Después de Los Alamos, Glauber prosiguió su carrera como físico. El Nobel fue del todo inesperado. Se casó, se divorció y crio solo a sus dos hijos. Ser padre a jornada completa, explica, hizo que tuviera menos tiempo para investigar o publicar artículos con los resultados, y de alguna manera su carrera científica se resintió. Recibió el premio Nobel en 2005 por unos trabajos realizados en 1964, cuando todavía estaba casado y no tenía que hacerse cargo de los hijos a solas. Con todo, Glauber dice que no habría cambiado para nada del mundo su experiencia como padre.

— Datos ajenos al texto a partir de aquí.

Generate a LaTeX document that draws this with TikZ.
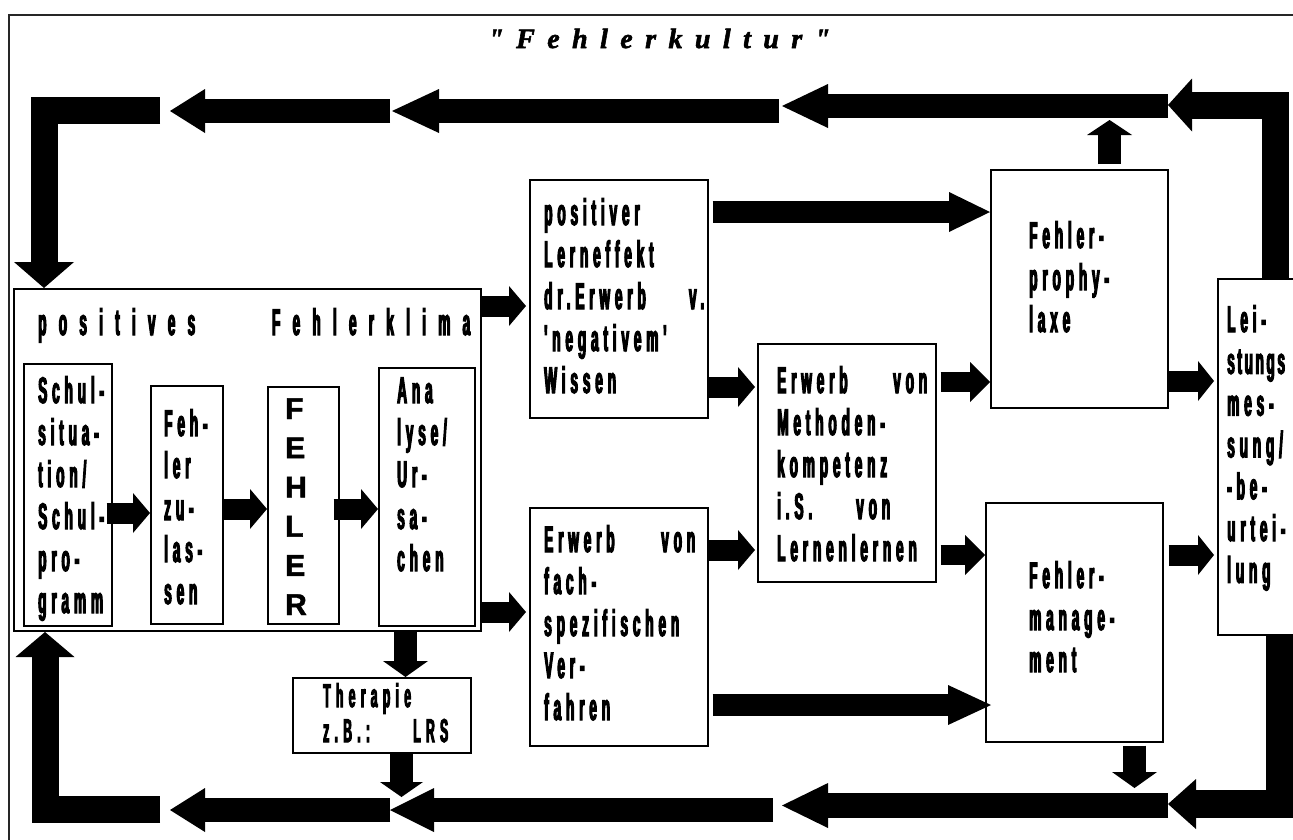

No se puede detener el conocimiento ni la capacidad de destrucción
¿La bomba atómica sirvió para dar miedo y parar guerras? "La historia del siglo XX está condicionada por la carrera armamentística, pero también es cuando hemos vivido un periodo más largo de paz en muchos países", dice Latorre. "Si la capacidad de destrucción de las armas no fuera tan grande, seguramente ahora estaríamos en una Tercera Guerra Mundial. Hay una contención precisamente por esta capacidad destructiva", añade. Sea como fuere, según el físico, el conocimiento no se puede parar. Hay millones de personas estudiando en universidades de todo el mundo: "Tarde o temprano llegan a unos resultados y es inevitable que se logre una capacidad de destrucción ilimitada. No se pueden detener el conocimiento humano ni la ciencia; lo que tenemos sobre la mesa es un problema ético", concluye el físico.